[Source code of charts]

-.-.-

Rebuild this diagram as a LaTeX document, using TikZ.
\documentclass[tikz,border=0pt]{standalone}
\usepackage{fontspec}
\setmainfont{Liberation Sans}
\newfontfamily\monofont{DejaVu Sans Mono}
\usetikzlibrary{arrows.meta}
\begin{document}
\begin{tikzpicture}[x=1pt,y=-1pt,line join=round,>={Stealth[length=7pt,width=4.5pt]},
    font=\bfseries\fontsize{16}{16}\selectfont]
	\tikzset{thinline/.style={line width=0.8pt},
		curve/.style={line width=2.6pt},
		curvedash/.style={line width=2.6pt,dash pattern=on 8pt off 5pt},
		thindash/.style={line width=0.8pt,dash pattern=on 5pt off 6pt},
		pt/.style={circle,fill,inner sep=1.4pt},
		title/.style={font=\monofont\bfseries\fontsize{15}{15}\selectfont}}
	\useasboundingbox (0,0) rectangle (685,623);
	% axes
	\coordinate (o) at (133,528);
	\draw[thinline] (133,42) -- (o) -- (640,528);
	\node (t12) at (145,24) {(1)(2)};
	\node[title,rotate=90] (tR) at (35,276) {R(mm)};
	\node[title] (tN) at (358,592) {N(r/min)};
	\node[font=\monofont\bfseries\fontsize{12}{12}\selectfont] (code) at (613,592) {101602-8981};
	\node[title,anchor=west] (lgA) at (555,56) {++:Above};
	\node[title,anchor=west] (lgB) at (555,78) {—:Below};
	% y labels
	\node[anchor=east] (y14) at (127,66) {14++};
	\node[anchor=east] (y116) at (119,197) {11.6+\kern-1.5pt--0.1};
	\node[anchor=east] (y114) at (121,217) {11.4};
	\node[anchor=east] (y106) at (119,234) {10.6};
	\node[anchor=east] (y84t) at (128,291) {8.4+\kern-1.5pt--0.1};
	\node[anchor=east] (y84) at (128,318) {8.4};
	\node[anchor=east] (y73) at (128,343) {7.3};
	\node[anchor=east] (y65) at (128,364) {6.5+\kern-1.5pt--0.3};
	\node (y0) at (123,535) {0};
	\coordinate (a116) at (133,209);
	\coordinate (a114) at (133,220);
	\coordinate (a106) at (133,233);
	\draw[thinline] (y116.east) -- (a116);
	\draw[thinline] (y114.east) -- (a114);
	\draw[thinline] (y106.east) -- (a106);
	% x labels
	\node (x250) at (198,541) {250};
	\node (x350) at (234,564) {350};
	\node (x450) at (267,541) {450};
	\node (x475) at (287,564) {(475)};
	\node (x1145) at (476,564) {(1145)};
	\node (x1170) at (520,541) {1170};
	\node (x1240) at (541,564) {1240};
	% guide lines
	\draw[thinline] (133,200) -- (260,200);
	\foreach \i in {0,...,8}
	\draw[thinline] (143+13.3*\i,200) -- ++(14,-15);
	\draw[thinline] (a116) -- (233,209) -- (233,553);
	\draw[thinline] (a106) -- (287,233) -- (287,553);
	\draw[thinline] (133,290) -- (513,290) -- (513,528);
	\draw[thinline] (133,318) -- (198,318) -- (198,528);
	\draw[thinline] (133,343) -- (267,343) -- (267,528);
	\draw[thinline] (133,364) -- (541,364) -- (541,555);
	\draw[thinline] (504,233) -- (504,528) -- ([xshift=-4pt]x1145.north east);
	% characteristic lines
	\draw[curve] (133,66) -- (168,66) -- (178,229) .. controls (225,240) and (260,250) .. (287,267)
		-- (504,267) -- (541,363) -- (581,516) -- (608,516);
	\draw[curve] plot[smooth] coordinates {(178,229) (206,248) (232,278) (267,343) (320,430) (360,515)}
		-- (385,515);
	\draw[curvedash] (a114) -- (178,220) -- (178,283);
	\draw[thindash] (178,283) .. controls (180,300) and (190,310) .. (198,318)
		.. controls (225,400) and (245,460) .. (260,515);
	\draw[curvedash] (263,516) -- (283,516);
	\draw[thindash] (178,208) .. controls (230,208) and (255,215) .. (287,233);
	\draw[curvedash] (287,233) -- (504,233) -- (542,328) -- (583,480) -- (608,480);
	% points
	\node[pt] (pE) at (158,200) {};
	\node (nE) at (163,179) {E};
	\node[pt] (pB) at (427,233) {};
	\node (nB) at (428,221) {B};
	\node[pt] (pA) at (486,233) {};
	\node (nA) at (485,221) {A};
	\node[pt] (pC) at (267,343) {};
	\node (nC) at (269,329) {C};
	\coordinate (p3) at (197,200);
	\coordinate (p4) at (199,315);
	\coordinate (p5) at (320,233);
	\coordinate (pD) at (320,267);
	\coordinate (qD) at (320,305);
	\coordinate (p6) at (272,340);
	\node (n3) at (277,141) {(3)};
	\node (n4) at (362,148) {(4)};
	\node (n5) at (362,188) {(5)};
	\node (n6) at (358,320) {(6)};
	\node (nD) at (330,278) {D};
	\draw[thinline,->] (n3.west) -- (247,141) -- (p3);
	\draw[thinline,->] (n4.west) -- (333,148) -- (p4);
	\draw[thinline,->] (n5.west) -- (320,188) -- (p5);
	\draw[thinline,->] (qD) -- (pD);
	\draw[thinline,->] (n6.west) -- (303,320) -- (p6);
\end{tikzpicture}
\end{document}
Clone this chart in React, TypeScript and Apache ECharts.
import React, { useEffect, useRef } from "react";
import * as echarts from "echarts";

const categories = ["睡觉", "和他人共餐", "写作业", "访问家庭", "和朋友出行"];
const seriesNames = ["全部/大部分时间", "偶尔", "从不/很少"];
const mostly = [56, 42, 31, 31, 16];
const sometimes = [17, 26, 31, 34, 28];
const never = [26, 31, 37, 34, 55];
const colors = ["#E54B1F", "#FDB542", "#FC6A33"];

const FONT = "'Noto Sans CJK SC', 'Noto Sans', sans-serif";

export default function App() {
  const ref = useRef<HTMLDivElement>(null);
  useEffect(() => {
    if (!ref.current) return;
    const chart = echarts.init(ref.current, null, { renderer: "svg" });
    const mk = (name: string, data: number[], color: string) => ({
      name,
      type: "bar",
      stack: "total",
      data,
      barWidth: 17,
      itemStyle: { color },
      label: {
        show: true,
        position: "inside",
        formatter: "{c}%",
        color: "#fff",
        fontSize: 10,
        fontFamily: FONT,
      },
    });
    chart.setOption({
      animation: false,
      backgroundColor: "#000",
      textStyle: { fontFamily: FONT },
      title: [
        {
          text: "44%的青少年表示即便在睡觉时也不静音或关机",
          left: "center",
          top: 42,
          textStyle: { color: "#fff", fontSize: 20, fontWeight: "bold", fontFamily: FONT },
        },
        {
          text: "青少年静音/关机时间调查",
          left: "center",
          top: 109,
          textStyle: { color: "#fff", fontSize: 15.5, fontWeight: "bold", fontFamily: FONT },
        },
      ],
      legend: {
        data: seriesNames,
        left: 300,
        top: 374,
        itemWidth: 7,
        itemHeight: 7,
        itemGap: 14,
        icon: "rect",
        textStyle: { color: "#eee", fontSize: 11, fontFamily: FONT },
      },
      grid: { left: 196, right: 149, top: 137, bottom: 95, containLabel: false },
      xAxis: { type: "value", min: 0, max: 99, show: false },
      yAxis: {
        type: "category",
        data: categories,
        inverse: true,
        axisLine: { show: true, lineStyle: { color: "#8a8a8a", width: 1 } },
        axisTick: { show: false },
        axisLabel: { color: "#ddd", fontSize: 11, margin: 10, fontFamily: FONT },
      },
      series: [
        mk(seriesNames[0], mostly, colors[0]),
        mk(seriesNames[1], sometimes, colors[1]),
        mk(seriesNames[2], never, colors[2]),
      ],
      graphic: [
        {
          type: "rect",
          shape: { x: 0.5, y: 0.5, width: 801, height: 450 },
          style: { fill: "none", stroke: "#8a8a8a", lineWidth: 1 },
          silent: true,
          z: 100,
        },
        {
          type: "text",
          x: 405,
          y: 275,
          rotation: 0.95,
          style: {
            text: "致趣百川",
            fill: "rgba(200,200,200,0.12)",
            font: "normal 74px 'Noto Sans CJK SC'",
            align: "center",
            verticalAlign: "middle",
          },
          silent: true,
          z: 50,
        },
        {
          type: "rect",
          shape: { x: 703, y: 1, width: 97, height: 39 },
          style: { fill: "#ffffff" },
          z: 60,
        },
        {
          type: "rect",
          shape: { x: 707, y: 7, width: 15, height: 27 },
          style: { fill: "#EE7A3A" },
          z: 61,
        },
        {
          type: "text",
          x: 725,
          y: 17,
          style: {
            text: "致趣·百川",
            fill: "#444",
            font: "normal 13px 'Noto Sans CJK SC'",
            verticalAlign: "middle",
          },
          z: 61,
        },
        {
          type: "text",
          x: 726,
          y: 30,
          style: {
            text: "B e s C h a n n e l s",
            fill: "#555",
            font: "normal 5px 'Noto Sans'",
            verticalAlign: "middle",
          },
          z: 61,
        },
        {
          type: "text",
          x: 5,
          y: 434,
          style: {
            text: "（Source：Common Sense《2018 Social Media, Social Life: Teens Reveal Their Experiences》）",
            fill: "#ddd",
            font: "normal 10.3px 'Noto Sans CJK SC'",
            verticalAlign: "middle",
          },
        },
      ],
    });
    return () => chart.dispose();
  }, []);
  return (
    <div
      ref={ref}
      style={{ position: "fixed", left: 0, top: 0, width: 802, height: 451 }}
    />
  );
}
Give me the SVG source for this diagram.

-.-.-

- WHAT THIS TASK INVOLVES
From the records above, give again exactly the lines running from the line with "Clone this chart" to the line with "CJK SC', 'Noto", inclusive.

- COMPLETE OUTPUT
Clone this chart in React, TypeScript and Apache ECharts.
import React, { useEffect, useRef } from "react";
import * as echarts from "echarts";

const categories = ["睡觉", "和他人共餐", "写作业", "访问家庭", "和朋友出行"];
const seriesNames = ["全部/大部分时间", "偶尔", "从不/很少"];
const mostly = [56, 42, 31, 31, 16];
const sometimes = [17, 26, 31, 34, 28];
const never = [26, 31, 37, 34, 55];
const colors = ["#E54B1F", "#FDB542", "#FC6A33"];

const FONT = "'Noto Sans CJK SC', 'Noto Sans', sans-serif";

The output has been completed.